[start]

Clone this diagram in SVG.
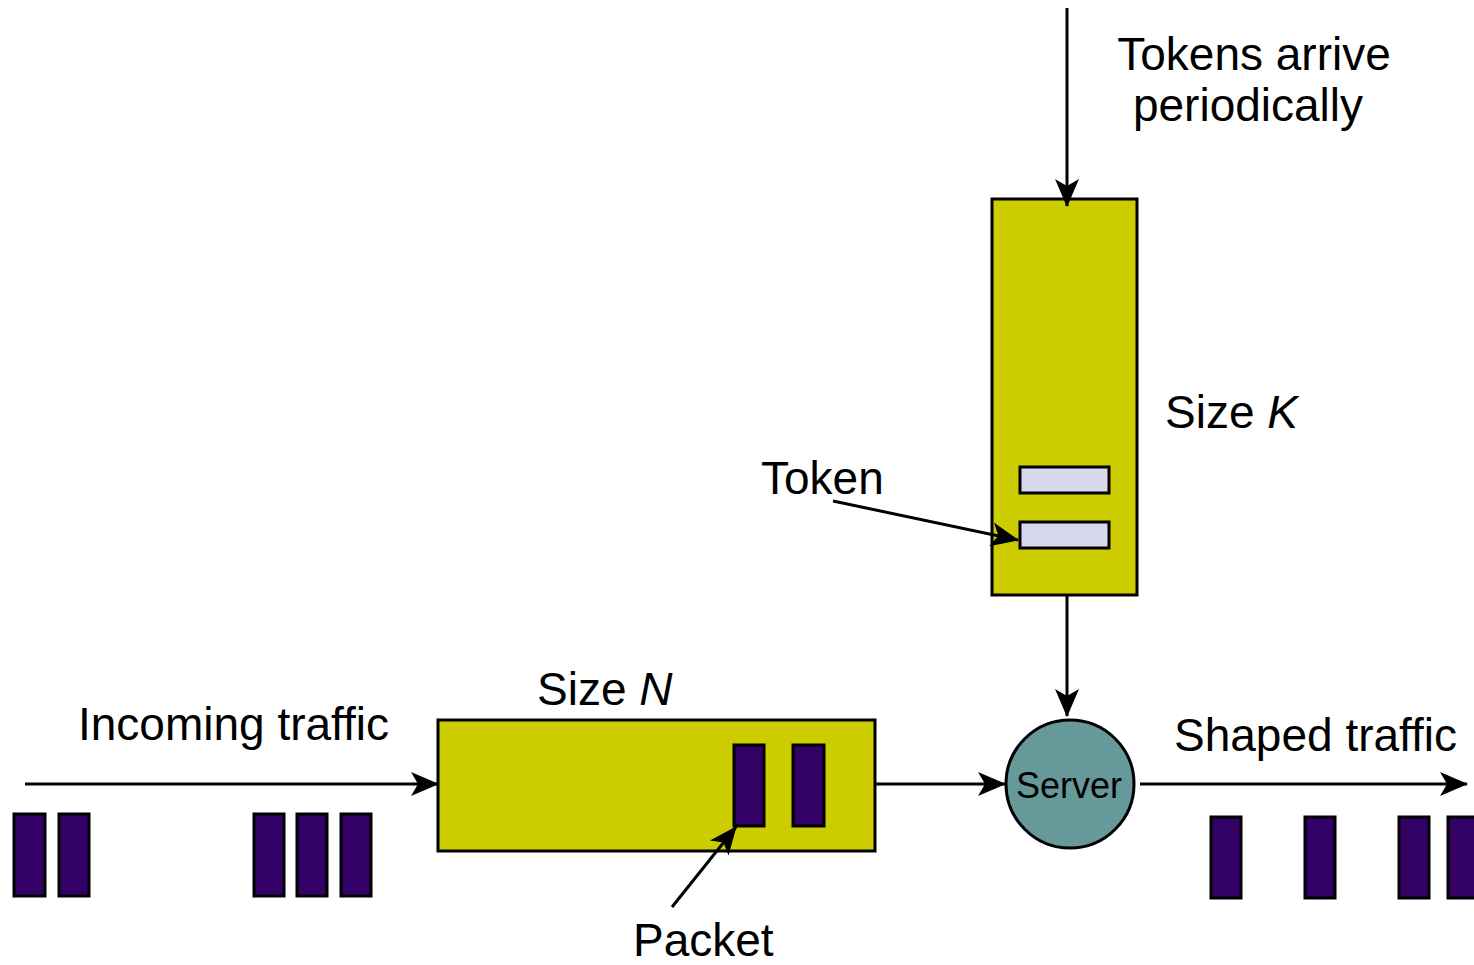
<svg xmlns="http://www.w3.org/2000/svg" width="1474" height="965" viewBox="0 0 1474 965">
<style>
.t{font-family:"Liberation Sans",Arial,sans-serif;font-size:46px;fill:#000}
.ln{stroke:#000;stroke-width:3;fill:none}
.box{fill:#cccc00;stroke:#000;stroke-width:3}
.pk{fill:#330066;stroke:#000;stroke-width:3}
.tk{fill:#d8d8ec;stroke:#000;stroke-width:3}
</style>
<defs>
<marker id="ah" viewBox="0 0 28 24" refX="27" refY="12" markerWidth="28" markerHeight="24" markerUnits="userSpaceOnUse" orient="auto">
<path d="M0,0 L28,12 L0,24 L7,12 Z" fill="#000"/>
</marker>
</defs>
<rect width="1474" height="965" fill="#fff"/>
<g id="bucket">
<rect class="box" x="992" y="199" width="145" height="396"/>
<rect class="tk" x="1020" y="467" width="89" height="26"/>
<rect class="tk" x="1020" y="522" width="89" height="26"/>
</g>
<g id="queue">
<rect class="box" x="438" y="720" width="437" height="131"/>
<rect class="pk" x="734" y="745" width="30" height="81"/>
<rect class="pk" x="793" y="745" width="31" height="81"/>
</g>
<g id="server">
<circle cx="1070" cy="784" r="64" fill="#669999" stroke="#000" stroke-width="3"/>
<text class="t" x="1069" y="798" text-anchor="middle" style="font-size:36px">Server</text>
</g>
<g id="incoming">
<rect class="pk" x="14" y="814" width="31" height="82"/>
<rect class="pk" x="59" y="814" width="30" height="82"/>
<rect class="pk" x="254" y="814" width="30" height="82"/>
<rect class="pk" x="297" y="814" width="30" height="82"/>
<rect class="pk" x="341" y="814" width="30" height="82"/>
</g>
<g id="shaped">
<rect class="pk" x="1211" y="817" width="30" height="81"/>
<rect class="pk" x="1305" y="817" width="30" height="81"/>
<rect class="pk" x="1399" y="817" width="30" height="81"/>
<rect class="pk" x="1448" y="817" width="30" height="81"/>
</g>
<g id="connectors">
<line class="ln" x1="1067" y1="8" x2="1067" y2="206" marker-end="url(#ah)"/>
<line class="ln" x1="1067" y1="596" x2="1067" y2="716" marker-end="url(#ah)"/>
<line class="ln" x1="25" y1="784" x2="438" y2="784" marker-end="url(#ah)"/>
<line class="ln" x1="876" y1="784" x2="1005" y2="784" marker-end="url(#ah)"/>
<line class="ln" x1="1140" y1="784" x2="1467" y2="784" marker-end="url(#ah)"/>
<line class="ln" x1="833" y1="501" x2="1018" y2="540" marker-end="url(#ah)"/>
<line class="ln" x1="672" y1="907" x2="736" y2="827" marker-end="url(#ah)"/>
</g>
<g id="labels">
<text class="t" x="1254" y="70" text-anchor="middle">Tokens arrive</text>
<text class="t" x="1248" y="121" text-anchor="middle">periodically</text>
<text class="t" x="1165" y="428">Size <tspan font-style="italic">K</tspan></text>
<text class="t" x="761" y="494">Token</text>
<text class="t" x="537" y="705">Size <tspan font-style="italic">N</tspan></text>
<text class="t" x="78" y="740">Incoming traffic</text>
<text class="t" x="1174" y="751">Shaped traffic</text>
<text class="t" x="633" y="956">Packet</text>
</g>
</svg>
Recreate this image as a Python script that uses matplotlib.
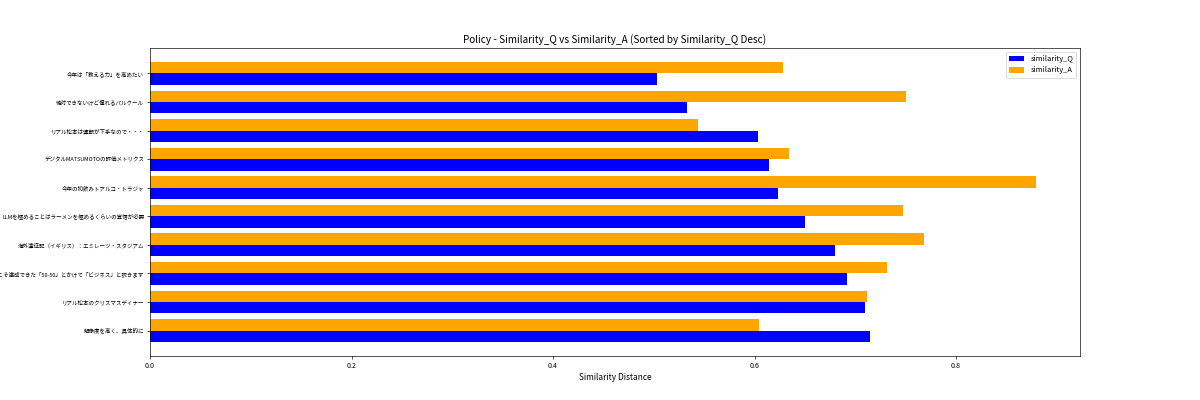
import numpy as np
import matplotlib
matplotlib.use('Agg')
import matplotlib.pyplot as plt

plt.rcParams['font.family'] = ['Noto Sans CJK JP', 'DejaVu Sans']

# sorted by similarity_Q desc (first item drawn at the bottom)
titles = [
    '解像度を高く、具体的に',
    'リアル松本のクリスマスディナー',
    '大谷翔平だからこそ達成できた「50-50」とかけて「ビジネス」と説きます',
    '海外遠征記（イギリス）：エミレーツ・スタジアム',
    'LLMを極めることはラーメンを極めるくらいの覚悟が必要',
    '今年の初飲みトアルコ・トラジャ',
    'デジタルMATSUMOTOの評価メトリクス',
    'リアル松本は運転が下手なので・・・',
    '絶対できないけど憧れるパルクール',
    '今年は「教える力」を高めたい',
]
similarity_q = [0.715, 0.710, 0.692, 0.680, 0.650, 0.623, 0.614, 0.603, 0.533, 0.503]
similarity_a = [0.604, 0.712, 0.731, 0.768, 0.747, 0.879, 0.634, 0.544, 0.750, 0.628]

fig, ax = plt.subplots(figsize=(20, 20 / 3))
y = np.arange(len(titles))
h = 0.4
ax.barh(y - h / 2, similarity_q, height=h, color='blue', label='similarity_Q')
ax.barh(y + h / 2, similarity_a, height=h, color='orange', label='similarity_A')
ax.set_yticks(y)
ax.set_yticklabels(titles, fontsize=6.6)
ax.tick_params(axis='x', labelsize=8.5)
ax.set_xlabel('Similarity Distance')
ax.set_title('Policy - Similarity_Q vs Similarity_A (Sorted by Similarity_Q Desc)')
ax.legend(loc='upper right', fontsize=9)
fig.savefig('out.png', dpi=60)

[end]

WORK INSTRUCTIONS: Copy every entry word for word, but omit the pictures.

COMPLETED EXERCISE:
Clone this diagram in SVG.
<svg xmlns="http://www.w3.org/2000/svg" width="1474" height="965" viewBox="0 0 1474 965">
<style>
.t{font-family:"Liberation Sans",Arial,sans-serif;font-size:46px;fill:#000}
.ln{stroke:#000;stroke-width:3;fill:none}
.box{fill:#cccc00;stroke:#000;stroke-width:3}
.pk{fill:#330066;stroke:#000;stroke-width:3}
.tk{fill:#d8d8ec;stroke:#000;stroke-width:3}
</style>
<defs>
<marker id="ah" viewBox="0 0 28 24" refX="27" refY="12" markerWidth="28" markerHeight="24" markerUnits="userSpaceOnUse" orient="auto">
<path d="M0,0 L28,12 L0,24 L7,12 Z" fill="#000"/>
</marker>
</defs>
<rect width="1474" height="965" fill="#fff"/>
<g id="bucket">
<rect class="box" x="992" y="199" width="145" height="396"/>
<rect class="tk" x="1020" y="467" width="89" height="26"/>
<rect class="tk" x="1020" y="522" width="89" height="26"/>
</g>
<g id="queue">
<rect class="box" x="438" y="720" width="437" height="131"/>
<rect class="pk" x="734" y="745" width="30" height="81"/>
<rect class="pk" x="793" y="745" width="31" height="81"/>
</g>
<g id="server">
<circle cx="1070" cy="784" r="64" fill="#669999" stroke="#000" stroke-width="3"/>
<text class="t" x="1069" y="798" text-anchor="middle" style="font-size:36px">Server</text>
</g>
<g id="incoming">
<rect class="pk" x="14" y="814" width="31" height="82"/>
<rect class="pk" x="59" y="814" width="30" height="82"/>
<rect class="pk" x="254" y="814" width="30" height="82"/>
<rect class="pk" x="297" y="814" width="30" height="82"/>
<rect class="pk" x="341" y="814" width="30" height="82"/>
</g>
<g id="shaped">
<rect class="pk" x="1211" y="817" width="30" height="81"/>
<rect class="pk" x="1305" y="817" width="30" height="81"/>
<rect class="pk" x="1399" y="817" width="30" height="81"/>
<rect class="pk" x="1448" y="817" width="30" height="81"/>
</g>
<g id="connectors">
<line class="ln" x1="1067" y1="8" x2="1067" y2="206" marker-end="url(#ah)"/>
<line class="ln" x1="1067" y1="596" x2="1067" y2="716" marker-end="url(#ah)"/>
<line class="ln" x1="25" y1="784" x2="438" y2="784" marker-end="url(#ah)"/>
<line class="ln" x1="876" y1="784" x2="1005" y2="784" marker-end="url(#ah)"/>
<line class="ln" x1="1140" y1="784" x2="1467" y2="784" marker-end="url(#ah)"/>
<line class="ln" x1="833" y1="501" x2="1018" y2="540" marker-end="url(#ah)"/>
<line class="ln" x1="672" y1="907" x2="736" y2="827" marker-end="url(#ah)"/>
</g>
<g id="labels">
<text class="t" x="1254" y="70" text-anchor="middle">Tokens arrive</text>
<text class="t" x="1248" y="121" text-anchor="middle">periodically</text>
<text class="t" x="1165" y="428">Size <tspan font-style="italic">K</tspan></text>
<text class="t" x="761" y="494">Token</text>
<text class="t" x="537" y="705">Size <tspan font-style="italic">N</tspan></text>
<text class="t" x="78" y="740">Incoming traffic</text>
<text class="t" x="1174" y="751">Shaped traffic</text>
<text class="t" x="633" y="956">Packet</text>
</g>
</svg>
Recreate this image as a Python script that uses matplotlib.
import numpy as np
import matplotlib
matplotlib.use('Agg')
import matplotlib.pyplot as plt

plt.rcParams['font.family'] = ['Noto Sans CJK JP', 'DejaVu Sans']

# sorted by similarity_Q desc (first item drawn at the bottom)
titles = [
    '解像度を高く、具体的に',
    'リアル松本のクリスマスディナー',
    '大谷翔平だからこそ達成できた「50-50」とかけて「ビジネス」と説きます',
    '海外遠征記（イギリス）：エミレーツ・スタジアム',
    'LLMを極めることはラーメンを極めるくらいの覚悟が必要',
    '今年の初飲みトアルコ・トラジャ',
    'デジタルMATSUMOTOの評価メトリクス',
    'リアル松本は運転が下手なので・・・',
    '絶対できないけど憧れるパルクール',
    '今年は「教える力」を高めたい',
]
similarity_q = [0.715, 0.710, 0.692, 0.680, 0.650, 0.623, 0.614, 0.603, 0.533, 0.503]
similarity_a = [0.604, 0.712, 0.731, 0.768, 0.747, 0.879, 0.634, 0.544, 0.750, 0.628]

fig, ax = plt.subplots(figsize=(20, 20 / 3))
y = np.arange(len(titles))
h = 0.4
ax.barh(y - h / 2, similarity_q, height=h, color='blue', label='similarity_Q')
ax.barh(y + h / 2, similarity_a, height=h, color='orange', label='similarity_A')
ax.set_yticks(y)
ax.set_yticklabels(titles, fontsize=6.6)
ax.tick_params(axis='x', labelsize=8.5)
ax.set_xlabel('Similarity Distance')
ax.set_title('Policy - Similarity_Q vs Similarity_A (Sorted by Similarity_Q Desc)')
ax.legend(loc='upper right', fontsize=9)
fig.savefig('out.png', dpi=60)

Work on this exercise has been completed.